Treating the addiction, but not treating the things that cause the addiction, does not help a patient maintain his or her sobriety, Favre said.

“The county is basically setting up a clinic for parents involved in youth court,” he said.

The current grant is for three years, Favre said, but it is possible to find other grants to sustain this model. Other funding may come from donors, he added. None of the funds are coming from the county’s budget, he said.

Favre said the county will have to present a sustainability plan near the end of the three years.

“Since it’s a clinic, it can eventually be set up to where it’s billable,” Favre said.

With the addition of the staff, Favre said, the youth court will need additional space.

The county is considering moving the youth court to the county complex area. In addition, the county is also deciding where to relocate MS State Extension Services, Soil & Water Conservation, and the Hancock County Probation Office.

In other action:

Hancock County Food Pantry Director Marshall Kyger presented the pantry’s annual report to the board on Monday. The pantry will soon celebrate it’s 35th year in operation, he said. The pantry provides food and personal hygiene products for families in need of assistance. Due to the pandemic, the pantry’s new hours are currently Tuesday and Thursday from 9 a.m. to noon. It is a non-profit and 100 percent volunteer run. More than 94 percent of the funds are used to purchase food to give away, he said.

The pantry is located in a county-owned facility, located at 9972 Hwy. 603.

In 2020, Kyger said the pantry received a “record” number of contributions totaling $344,078.

The COVID-19 pandemic changed how the pantry operates, he said.
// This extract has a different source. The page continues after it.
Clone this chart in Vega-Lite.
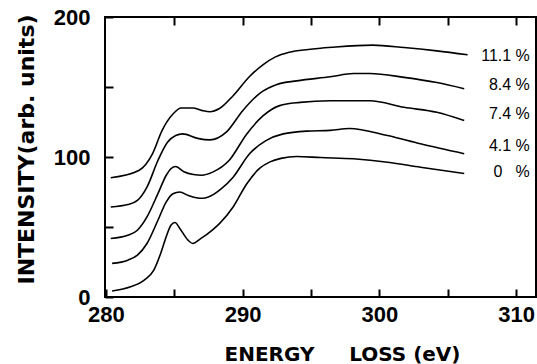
{
  "$schema": "https://vega.github.io/schema/vega-lite/v6.json",
  "width": 431,
  "height": 280,
  "autosize": {"type": "none"},
  "padding": {"left": 105, "top": 17, "right": 1, "bottom": 67},
  "background": "white",
  "config": {
    "view": {"stroke": "black", "strokeWidth": 2},
    "font": "DejaVu Sans",
    "axis": {"grid": false, "domain": false, "tickColor": "black", "tickWidth": 2, "labelColor": "black", "titleColor": "black", "labelOverlap": false, "labelFlush": false, "labelBound": false}
  },
  "datasets": {
    "curves": [
      {"series": "0", "E": 280.45, "I": 4.3},
      {"series": "0", "E": 281.8, "I": 7.3},
      {"series": "0", "E": 282.8, "I": 12.1},
      {"series": "0", "E": 283.5, "I": 19.2},
      {"series": "0", "E": 284.0, "I": 31.1},
      {"series": "0", "E": 284.4, "I": 42.9},
      {"series": "0", "E": 284.75, "I": 51.2},
      {"series": "0", "E": 285.05, "I": 53.2},
      {"series": "0", "E": 285.4, "I": 49.0},
      {"series": "0", "E": 286.0, "I": 40.6},
      {"series": "0", "E": 286.35, "I": 38.2},
      {"series": "0", "E": 286.9, "I": 41.5},
      {"series": "0", "E": 287.8, "I": 48.0},
      {"series": "0", "E": 288.3, "I": 52.4},
      {"series": "0", "E": 289.3, "I": 64.3},
      {"series": "0", "E": 290.3, "I": 80.9},
      {"series": "0", "E": 291.25, "I": 92.0},
      {"series": "0", "E": 292.0, "I": 96.5},
      {"series": "0", "E": 292.8, "I": 99.0},
      {"series": "0", "E": 293.95, "I": 100.4},
      {"series": "0", "E": 295.7, "I": 99.6},
      {"series": "0", "E": 298.1, "I": 98.7},
      {"series": "0", "E": 300.6, "I": 96.3},
      {"series": "0", "E": 303.0, "I": 92.7},
      {"series": "0", "E": 306.2, "I": 88.2},
      {"series": "4.1", "E": 280.45, "I": 24.0},
      {"series": "4.1", "E": 281.6, "I": 26.3},
      {"series": "4.1", "E": 282.3, "I": 29.9},
      {"series": "4.1", "E": 283.0, "I": 38.2},
      {"series": "4.1", "E": 283.8, "I": 54.8},
      {"series": "4.1", "E": 284.4, "I": 67.8},
      {"series": "4.1", "E": 284.9, "I": 73.8},
      {"series": "4.1", "E": 285.4, "I": 75.0},
      {"series": "4.1", "E": 286.0, "I": 72.6},
      {"series": "4.1", "E": 286.6, "I": 70.9},
      {"series": "4.1", "E": 287.1, "I": 70.5},
      {"series": "4.1", "E": 287.9, "I": 73.5},
      {"series": "4.1", "E": 288.4, "I": 77.0},
      {"series": "4.1", "E": 289.3, "I": 85.6},
      {"series": "4.1", "E": 290.5, "I": 102.3},
      {"series": "4.1", "E": 291.7, "I": 111.7},
      {"series": "4.1", "E": 292.96, "I": 116.5},
      {"series": "4.1", "E": 294.7, "I": 118.5},
      {"series": "4.1", "E": 296.4, "I": 119.0},
      {"series": "4.1", "E": 297.8, "I": 120.4},
      {"series": "4.1", "E": 300.6, "I": 115.3},
      {"series": "4.1", "E": 303.0, "I": 109.4},
      {"series": "4.1", "E": 306.2, "I": 102.3},
      {"series": "7.4", "E": 280.35, "I": 41.8},
      {"series": "7.4", "E": 281.6, "I": 44.1},
      {"series": "7.4", "E": 282.3, "I": 47.7},
      {"series": "7.4", "E": 283.0, "I": 57.2},
      {"series": "7.4", "E": 283.8, "I": 73.8},
      {"series": "7.4", "E": 284.4, "I": 86.8},
      {"series": "7.4", "E": 284.75, "I": 91.6},
      {"series": "7.4", "E": 285.1, "I": 93.2},
      {"series": "7.4", "E": 285.7, "I": 89.5},
      {"series": "7.4", "E": 286.4, "I": 87.5},
      {"series": "7.4", "E": 287.0, "I": 87.0},
      {"series": "7.4", "E": 287.8, "I": 89.2},
      {"series": "7.4", "E": 289.0, "I": 97.5},
      {"series": "7.4", "E": 290.3, "I": 116.5},
      {"series": "7.4", "E": 291.5, "I": 129.5},
      {"series": "7.4", "E": 292.7, "I": 136.7},
      {"series": "7.4", "E": 294.2, "I": 139.0},
      {"series": "7.4", "E": 296.4, "I": 140.2},
      {"series": "7.4", "E": 299.3, "I": 140.2},
      {"series": "7.4", "E": 301.8, "I": 135.5},
      {"series": "7.4", "E": 304.2, "I": 131.9},
      {"series": "7.4", "E": 306.2, "I": 126.0},
      {"series": "8.4", "E": 280.35, "I": 64.3},
      {"series": "8.4", "E": 281.6, "I": 66.0},
      {"series": "8.4", "E": 282.3, "I": 69.0},
      {"series": "8.4", "E": 283.0, "I": 78.5},
      {"series": "8.4", "E": 283.8, "I": 97.5},
      {"series": "8.4", "E": 284.5, "I": 110.5},
      {"series": "8.4", "E": 285.1, "I": 115.3},
      {"series": "8.4", "E": 285.6, "I": 116.5},
      {"series": "8.4", "E": 286.7, "I": 113.3},
      {"series": "8.4", "E": 287.6, "I": 112.2},
      {"series": "8.4", "E": 288.8, "I": 117.7},
      {"series": "8.4", "E": 290.0, "I": 133.1},
      {"series": "8.4", "E": 291.25, "I": 145.5},
      {"series": "8.4", "E": 292.5, "I": 151.8},
      {"series": "8.4", "E": 293.95, "I": 154.4},
      {"series": "8.4", "E": 296.4, "I": 157.3},
      {"series": "8.4", "E": 298.1, "I": 159.6},
      {"series": "8.4", "E": 299.3, "I": 159.6},
      {"series": "8.4", "E": 301.8, "I": 156.9},
      {"series": "8.4", "E": 304.2, "I": 153.2},
      {"series": "8.4", "E": 306.2, "I": 148.8},
      {"series": "11.1", "E": 280.35, "I": 85.2},
      {"series": "11.1", "E": 282.4, "I": 90.4},
      {"series": "11.1", "E": 283.4, "I": 102.3},
      {"series": "11.1", "E": 284.1, "I": 118.9},
      {"series": "11.1", "E": 284.9, "I": 130.7},
      {"series": "11.1", "E": 285.5, "I": 135.0},
      {"series": "11.1", "E": 286.35, "I": 135.0},
      {"series": "11.1", "E": 287.0, "I": 133.3},
      {"series": "11.1", "E": 287.6, "I": 132.3},
      {"series": "11.1", "E": 288.3, "I": 134.6},
      {"series": "11.1", "E": 289.3, "I": 143.8},
      {"series": "11.1", "E": 290.5, "I": 157.5},
      {"series": "11.1", "E": 291.5, "I": 166.0},
      {"series": "11.1", "E": 292.4, "I": 171.5},
      {"series": "11.1", "E": 293.4, "I": 174.8},
      {"series": "11.1", "E": 294.8, "I": 176.8},
      {"series": "11.1", "E": 296.6, "I": 178.4},
      {"series": "11.1", "E": 299.5, "I": 179.9},
      {"series": "11.1", "E": 301.8, "I": 178.2},
      {"series": "11.1", "E": 304.2, "I": 175.8},
      {"series": "11.1", "E": 306.45, "I": 173.0}
    ],
    "labels": [
      {"label": "11.1 %", "E": 311.0, "I": 172},
      {"label": "8.4 %", "E": 311.0, "I": 151.5},
      {"label": "7.4 %", "E": 311.0, "I": 131},
      {"label": "4.1 %", "E": 311.0, "I": 108},
      {"label": "0\u00a0\u00a0\u00a0%", "E": 311.0, "I": 89}
    ]
  },
  "layer": [
    {
      "data": {"name": "curves"},
      "mark": {"type": "line", "interpolate": "monotone", "color": "black", "strokeWidth": 1.6},
      "encoding": {
        "x": {
          "field": "E", "type": "quantitative",
          "scale": {"domain": [279.93, 311.45], "nice": false, "zero": false},
          "axis": {
            "orient": "bottom",
            "values": [280, 285, 290, 295, 300, 305, 310],
            "labelExpr": "datum.value % 10 === 0 ? datum.label : ''",
            "tickSize": -8,
            "labelPadding": 15,
            "labelFont": "Liberation Sans", "labelFontWeight": "bold", "labelFontSize": 22,
            "title": "ENERGY\u00a0\u00a0\u00a0\u00a0\u00a0LOSS (eV)",
            "titleFont": "DejaVu Sans", "titleFontWeight": "bold", "titleFontSize": 20,
            "titleAnchor": "start", "titleAlign": "left", "titleX": 119, "titleY": 63, "titleBaseline": "alphabetic"
          }
        },
        "y": {
          "field": "I", "type": "quantitative",
          "scale": {"domain": [0, 200], "nice": false},
          "axis": {
            "values": [0, 50, 100, 150, 200],
            "labelExpr": "datum.value % 100 === 0 ? datum.label : ''",
            "tickSize": -8,
            "labelPadding": 23,
            "labelFont": "Liberation Sans", "labelFontWeight": "bold", "labelFontSize": 22,
            "title": "INTENSITY(arb. units)",
            "titleFont": "DejaVu Sans", "titleFontWeight": "bold", "titleFontSize": 22,
            "titleAlign": "center", "titleX": -72, "titleY": 132, "titleBaseline": "alphabetic"
          }
        },
        "detail": {"field": "series", "type": "nominal"}
      }
    },
    {
      "data": {"name": "labels"},
      "mark": {"type": "text", "align": "right", "baseline": "middle", "font": "Liberation Sans", "fontSize": 16, "color": "black"},
      "encoding": {
        "x": {
          "field": "E", "type": "quantitative",
          "axis": {"orient": "top", "values": [285, 290, 295, 300, 305, 310], "labels": false, "tickSize": -8, "title": null}
        },
        "y": {"field": "I", "type": "quantitative"},
        "text": {"field": "label"}
      }
    }
  ],
  "resolve": {"axis": {"x": "independent"}}
}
It is now open two days a week versus five; families remain in their vehicles and food is delivered; daily capability more than doubled; with the increase in donations, the pantry doubled the amount of purchased food supplied to families; and spent $228,780 on food from local grocers.

The pantry also received 35,705 pounds of donated food from the community; 45,029 pounds of free USDA food from Twelve Baskets Food Bank; and 229,776 pounds of recovered food from a local grocer and two military commissaries, he said.

Kyger said that the pantry provided free food and personal hygiene items to 11,428 individuals during 6,350 family visits in 2020.

The board approved a Resolution Evidencing Intent to Issue, in one or more series (I) General Obligation Bonds of the County, (II) A General Obligation Bond of the county for sale to the Mississippi Development Bank, all in a total aggregate principal amount not to exceed $9 million. The resolution was duly published and there’s no written protest or other objection against the issuance of said bonds. The funds will be utilized for raising Beach Boulevard from Lakeshore Road to the Silver Slipper Casino. There is no tax increase expected with the issuance of the bond.

The board approved a resolution determining the necessity for Tax Increment Financing, determining that the “Diamondhead Medical Center Project is a project eligible for TIFF under the laws of the state.” The board set a public hearing for May 3 at 1:30 p.m.

The board approved a motion recognizing April as Child Abuse Awareness and Prevention Month. CASA Executive Director said that there are currently 68 children in foster care in Hancock County.

The board also approved declaring April as National Sexual Assault Awareness Month.

The next meeting is scheduled for Monday, April, 19 at 9 a.m.

A public hearing regarding the safety hazard properties, located at 16042 Dayton Dr. W. Pearlington, and 16070 Old Joe Moran Rd., Kiln is scheduled for April 19 at 1:30 p.m.